Yes, you heard it here first. Programs that have lifted the poverty rate, empowered people to live independently - saving lives have made us "weaker" according to VP wannabe, Marco Rubio. Speaking at the Reagan Library Tuesday night, Rubio
August 25, 2011

Yes, you heard it here first. Programs that have lifted the poverty rate, empowered people to live independently - saving lives have made us "weaker" according to VP wannabe, Marco Rubio.

Speaking at the Reagan Library Tuesday night, Rubio said this:

These programs actually weakened us as a people. You see, almost forever, it was institutions in society that assumed the role of taking care of one another. If someone was sick in your family, you took care of them. If a neighbor met misfortune, you took care of them. You saved for your retirement and your future because you had to. We took these things upon ourselves in our communities, our families, and our homes, and our churches and our synagogues. But all that changed when the government began to assume those responsibilities. All of a sudden, for an increasing number of people in our nation, it was no longer necessary to worry about saving for security because that was the government’s job.

Such a big lie Rubio tells. Before Social Security, one in four senior citizens lived in poverty. Now that number is 14 percent.

The Social Security Act also precipitated adoption of far more employer-sponsored pension plans, and the union movement pushed those plans to be competitive and provide retirement security for employees. These are things that didn't happen before Social Security and Medicare. The same is true of health insurance. Health insurance did not have wide traction as an employee benefit until Medicare was in effect and unions negotiated health benefits for their members. Neither of these things weakened this nation. They strengthened it by keeping senior citizens out of poverty and giving families some breathing room. And of course, those dollars, such as they are, increase the number of consumer dollars available to stimulate the economy.

But perhaps the biggest lie of all is Rubio's lie about how the churches and synagogues cared for the poor. Here's an excerpt from testimony before Congress back in 1959 from one senior citizen (PDF):

I am one of your old retired teachers that has been forgotten.

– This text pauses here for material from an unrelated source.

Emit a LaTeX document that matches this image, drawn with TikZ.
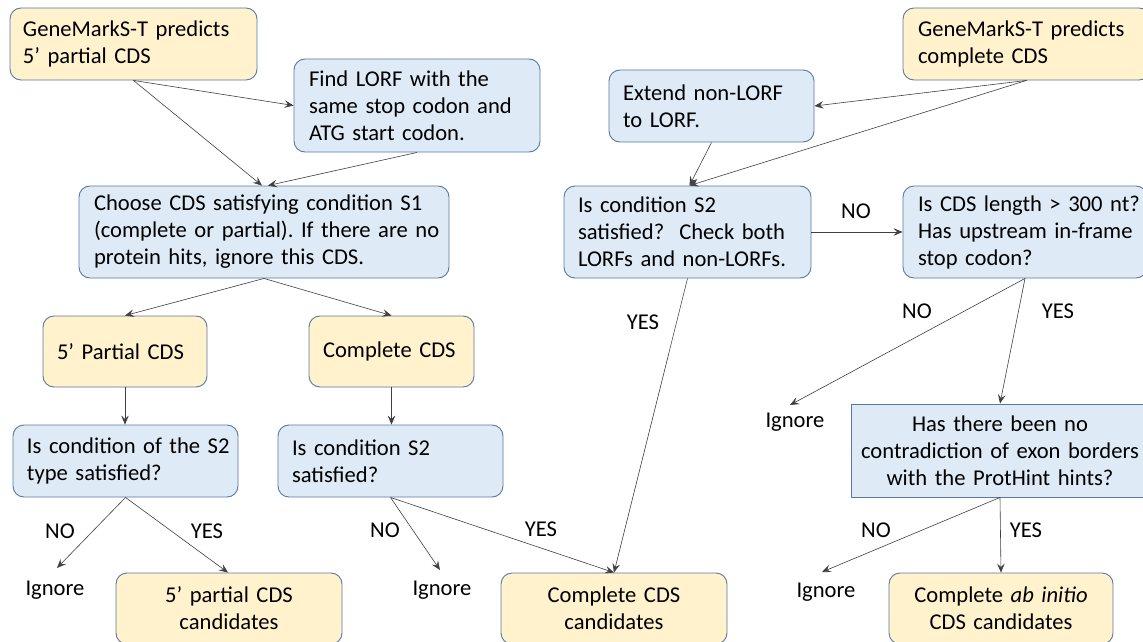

I am 80 years old and for 10 years I have been living on a bare nothing, two meals a day, one egg, a soup, because I want to be independent. I am of Scotch ancestry, my father fought in the Civil War to the end of the war, therefore,I have it in my blood to be independent and my dignity would not let me go down and be on welfare. And I worked so hard that I have pernicious anemia, $9.95 for a little bottle of liquid for shots, wholesale, I couldn’t pay for it.

Where were her churches - her synagogues? And note her own pride, not wanting to accept charity but willing to *work* for the right to access the medicine she needed for the anemia she contracted out of her hard work and poverty. What our social safety net did more than anything else was create something people had ownership in, that they'd paid for. I've heard all the stories about how they take more out than they put in, but that isn't their fault. That's the fault of a flawed attitude on the part of lawmakers, who demonize and butcher the intent of these programs in order to claim they harm "free markets" and "weaken us as a nation."

It's such a hollow argument. It suggests, as Rubio has done in the past, that we are all predestined for one of two baskets: those who have, and those who do not have. It suggests that there is no way out of the "have-not" basket if one is not chosen to step out by a golden benefactor, and it further suggests that deep and harsh income equality are simply the realities of life, that government does not exist for the greater good of its people, but only to serve those who have been tapped as deserving.

I would like for these Randian idiots like Rubio to actually live what they preach. Marco Rubio got to college on a football scholarship, though it's unclear whether scholarships took him all the way through school.

And even Rubio walks the fine line, still caught up in the bigger lie. Toward the end of his speech, this:

Now, I personally believe that you cannot make changes to these programs for the people that are currently in them right now. My mother just – well she gets mad when I say this. She is in her eighth decade of life and she is on both of these programs. I can’t ask my mom to go out and get another job. She paid into the system. But the truth is that Social Security and Medicare, as important as they are, cannot look for me how they look for her. [full transcript]

My generation must fully accept, the sooner the better, that if we want there to be a Social Security and a Medicare when we retire, and if we want America as we know it to continue when we retire, then we must accept and begin to make changes to those programs now, for us.

In Rubio's world there is his mother's generation, and his. Nothing in between. None of us who have also paid for his mother to have those benefits because the promise was that we, too, would enjoy similar benefits. No acknowledgement that much of what he has been able to accomplish rested on the knowledge that his mother was cared for, at least at a minimum level. No acknowledgement. Just the selfish declaration that rather than pay for a future where we value the lives of everyone, we must accept a weaker, more unequal America.